Samuel Johnson somewhere said that the prospect of an imminent death concentrates the mind wonderfully, But I think it also can serve to open the heart. So this odd little story might tell a very important truth which is that we're always between the lion and tigers, failure and death are never NOT an option, as much as we’d prefer to avoid that truth. But giving up on what we thought we wanted, and accepting the difficult grace that comes where we are, can open us up to some unsought but very sweet small berries in the very middle of the way, and can lead us to a new understanding of how our lives might be lived out, offered out, and where our ministries might take us, for they can only start here in that understanding and in that place.
The Holy Eucharist we celebrate here is many things, has many facets, and maybe it is also a very sweet berry: a bright moment on a shadowed journey that gives us a taste of how to take the old road or go down the old cliff in a new way. We look up to the east end of the church and see this ongoing dance of give and take, of offering and oblation, of service and sacrifice, because the liturgy at the east end of the church pictures the caring that lives in the middle of the universe. It is both a kind of coming attractions as well as a statement about the foundation of daily life, weaving our lives anew through the recurring themes of sin and grace, mercy and thanksgiving, the perils of the journey and the joy of finally coming home.
But it is critically important to remember that this great feast comes to us right in the centre of where we are, between all the lions and tigers, and that is what bears watching. For while what we do here is glorious (and absolutely necessary) it’s not where we live, where we take up our ministry, our servant-hood, our daily practice, discipline, discipleship.
We are here, as “westenders”, catching that dawning eastern light in order to light up the world where we live, and to light up our way as witnesses and workers in that very same world. We are here to enlighten and inspire our vocations as very fragile and deeply valuable servants who work out our salvation – and everyone else’s - in each of our humble daily tasks just as we can.
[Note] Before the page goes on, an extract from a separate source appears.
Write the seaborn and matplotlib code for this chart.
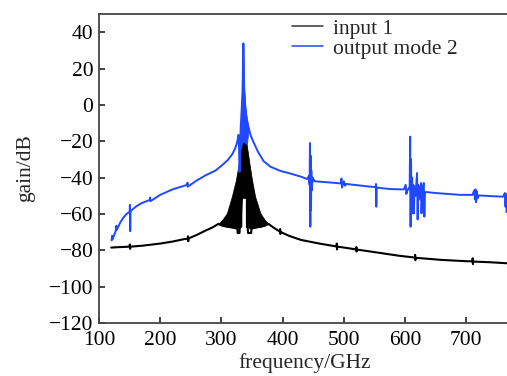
import matplotlib
matplotlib.use("Agg")
import matplotlib.pyplot as plt
import seaborn as sns
import pandas as pd

# ---- data ----
input_freq = [120, 130, 150, 150.4, 150.8, 151.2, 170, 200, 220, 240, 245, 245.4, 245.8,
              246.2, 260, 275, 285, 295, 302, 310, 320, 326, 326.5, 329.5, 330, 332.4,
              332.5, 341.6, 341.7, 343, 343.5, 348.5, 349, 355, 365, 377, 385, 395.5,
              395.9, 396.3, 396.7, 410, 430, 460, 488, 488.4, 488.8, 489.2, 490, 520,
              520.4, 520.8, 521.2, 550, 590, 616, 616.4, 616.8, 617.2, 620, 660, 700,
              710, 710.4, 710.8, 711.2, 740, 770]
input_gain = [-78.5, -78.3, -78.0, -76.8, -79.2, -78.0, -77.5, -76.3, -75.2, -73.8, -73.6,
              -72.3, -75.0, -73.5, -71.5, -69.0, -67.5, -65.5, -66.5, -67.0, -67.5, -68.0,
              -70.5, -70.5, -67.5, -67.0, -51.0, -51.0, -67.0, -68.0, -70.5, -70.5, -68.0,
              -67.5, -67.0, -65.5, -67.5, -69.7, -68.3, -71.0, -69.9, -72.0, -74.3, -76.3,
              -77.9, -76.3, -79.5, -78.0, -78.0, -79.5, -78.2, -80.7, -79.6, -81.0, -83.0,
              -84.0, -82.5, -85.4, -84.1, -84.2, -85.3, -86.0, -86.1, -84.4, -87.6, -86.2,
              -86.6, -87.2]

# envelope of the dense oscillation of input 1 around the resonance
env_freq = [295, 302, 309, 317, 323.7, 328, 331, 333.5, 340.5, 343, 346, 349.9, 355,
            363.5, 370, 377]
env_upper = [-65.5, -63.0, -59.6, -50.5, -41.4, -33.0, -26.0, -20.5, -20.5, -26.0, -33.0,
             -41.4, -50.5, -59.6, -63.0, -65.5]
env_lower = [-65.5, -66.5, -67.0, -67.5, -68.0, -67.5, -67.0, -51.0, -51.0, -67.0, -68.0,
             -68.0, -67.5, -67.0, -66.5, -65.5]

# envelope of the dense oscillation of output mode 2 at the resonance peak
peak_freq = [330.5, 332.0, 333.5, 335.0, 335.8, 336.8, 339.0, 341.5, 344.4]
peak_upper = [-22.0, -9.0, 0.0, 12.0, 33.8, 12.0, 0.0, -8.0, -13.0]
peak_lower = [-22.0, -24.0, -21.0, -20.0, -20.0, -20.0, -21.0, -22.0, -13.0]

output_freq = [120.5, 121.5, 122, 125, 128, 128.5, 129, 135, 140, 145, 150, 150.5, 151,
               151.5, 160, 170, 183, 183.5, 184, 200, 220, 244, 244.5, 245, 260, 275, 290,
               300, 310, 318, 323, 326, 328, 328.8, 329.5, 330.5, 331.5, 333, 334.5, 335.8,
               336.8, 338.5, 341, 344, 348, 353, 360, 369, 380, 396, 415, 430, 440, 443,
               444, 444.6, 445.2, 445.8, 446.3, 446.8, 447.5, 449, 452, 470, 495, 496, 497,
               500, 502, 504, 530, 552, 552.5, 553, 553.5, 575, 598, 601, 602, 604, 607.5,
               608.3, 609, 609.7, 610.5, 611.5, 612.5, 613.5, 614.3, 615.5, 617, 619.5,
               620.5, 621.5, 623, 626, 626.8, 628, 630.5, 631.5, 632.5, 636, 650, 670, 690,
               710, 713, 714, 715, 716, 717, 718, 720, 740, 760, 763, 764, 765, 766, 767,
               770]
output_gain = [-74.5, -72.0, -74.0, -71.5, -68.5, -66.5, -68.8, -64.5, -62.0, -60.0, -58.8,
               -55.0, -69.5, -58.5, -56.0, -54.0, -52.3, -51.0, -53.0, -49.5, -46.5, -44.0,
               -42.8, -45.0, -41.5, -38.6, -36.2, -33.5, -30.5, -27.0, -23.5, -20.0, -16.5,
               -25.0, -36.8, -30.0, -12.0, -3.0, 8.0, 33.8, 8.0, -3.0, -7.0, -12.0, -17.0,
               -21.0, -26.0, -31.0, -34.0, -36.3, -38.0, -39.5, -40.8, -39.0, -44.0, -21.0,
               -67.0, -28.0, -58.0, -36.0, -47.0, -40.0, -42.0, -42.5, -43.2, -40.5, -45.5,
               -42.0, -44.5, -43.5, -44.5, -45.3, -43.5, -56.0, -45.5, -46.3, -46.5, -44.0,
               -49.0, -47.0, -45.0, -17.5, -67.0, -30.0, -60.0, -40.0, -55.0, -44.0, -59.7,
               -45.0, -50.0, -37.5, -63.0, -44.0, -52.0, -43.0, -59.7, -47.0, -43.0, -61.5,
               -48.0, -48.0, -48.5, -49.0, -49.5, -49.5, -47.0, -52.0, -46.5, -53.5, -47.5,
               -51.5, -49.8, -50.2, -50.5, -48.5, -56.0, -49.0, -59.0, -51.0, -55.0]

series_labels = ["input 1", "output mode 2"]
x_ticks = [100, 200, 300, 400, 500, 600, 700]
y_ticks = [-120, -100, -80, -60, -40, -20, 0, 20, 40]

# ---- style ----
sns.set_style("ticks")
plt.rcParams["font.family"] = ["Liberation Serif", "DejaVu Serif"]

BLACK = "#000000"
BLUE = "#1f48ff"
FS = 15.5

fig = plt.figure(figsize=(5.07, 3.76), dpi=100)
ax = fig.add_axes([99 / 507, 53 / 376, (511 - 99) / 507, 309 / 376])

df_in = pd.DataFrame({"freq": input_freq, "gain": input_gain})
df_out = pd.DataFrame({"freq": output_freq, "gain": output_gain})

ax.fill_between(env_freq, env_lower, env_upper, color=BLACK, lw=0.6, zorder=2)
sns.lineplot(data=df_in, x="freq", y="gain", estimator=None, sort=False,
             color=BLACK, lw=1.5, ax=ax, label=series_labels[0], zorder=2)
ax.fill_between(peak_freq, peak_lower, peak_upper, color=BLUE, lw=0.6, zorder=3)
sns.lineplot(data=df_out, x="freq", y="gain", estimator=None, sort=False,
             color=BLUE, lw=1.4, ax=ax, label=series_labels[1], zorder=3)

ax.set_xlim(100, 773)
ax.set_ylim(-120, 50)
ax.set_xticks(x_ticks)
ax.set_yticks(y_ticks)
ax.tick_params(direction="in", length=4, width=1.2, labelsize=FS, colors="#222222",
               labelcolor="black", top=False, right=False)
ax.tick_params(axis="x", pad=5.5)
ax.tick_params(axis="y", pad=4)
for side in ["left", "bottom", "top"]:
    ax.spines[side].set_linewidth(1.3)
    ax.spines[side].set_color("#444444")
ax.spines["right"].set_visible(False)

ax.set_xlabel("frequency/GHz", fontsize=FS, labelpad=2.5)
ax.set_ylabel("gain/dB", fontsize=FS, labelpad=10)

leg = ax.legend(loc="upper left", bbox_to_anchor=(0.469, 0.985), frameon=False,
                fontsize=FS, handlelength=1.45, handletextpad=0.45, labelspacing=0.0,
                borderaxespad=0.0, borderpad=0.0)
leg.get_lines()[0].set_color("#333333")
for line in leg.get_lines():
    line.set_linewidth(1.1)

fig.savefig("out.png", dpi=100)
So what happens at the east end is only the beginning: the centre of it comes in the middle of our lives, no matter where or how they are. For that is when we have the difficult, dangerous, glorious opportunity of looking for and living with God, as friends, co-creators, co-ministers of the work of creation, redemption, in the daily in-your-face holiness of life. In the middle of it all, we are Jesus Christ’s word in the world: servants of the most high God in this mundane and wondrous existence and that’s where our call calls us.
We say it every Sunday in this place: “We offer ourselves to you as a living sacrifice through Jesus Christ our Lord. Send us out in the power of your Spirit to live and work to your praise and glory.” And then we go to try it out, flesh it out, work it out, give it over, all over God’s good world.
One last story: a woman dies after a long and careful life and the question of the estate comes up. One person says, “Did she leave much?” And the response is, “Well, actually she left it all!”
In the end there is no question of winning: we leave it all, just like Jesus. And as the old song says, “Freedom’s just another word for nothing left to lose,” and there’s a lot of freedom here. For in giving our life to Christ and taking on the yoke and ministry of Christ’s servanthood to the world we find the freedom of having nothing left to lose. For all is given up and will be found again in Gods glory, God’s service, God’s love, Gods’ good time, which we come to know in the face of this Christ, who calls us here today to be ministers and servants in this new creation.
May we do our jobs well, may we honour our vocations today and everyday, in the name of Christ.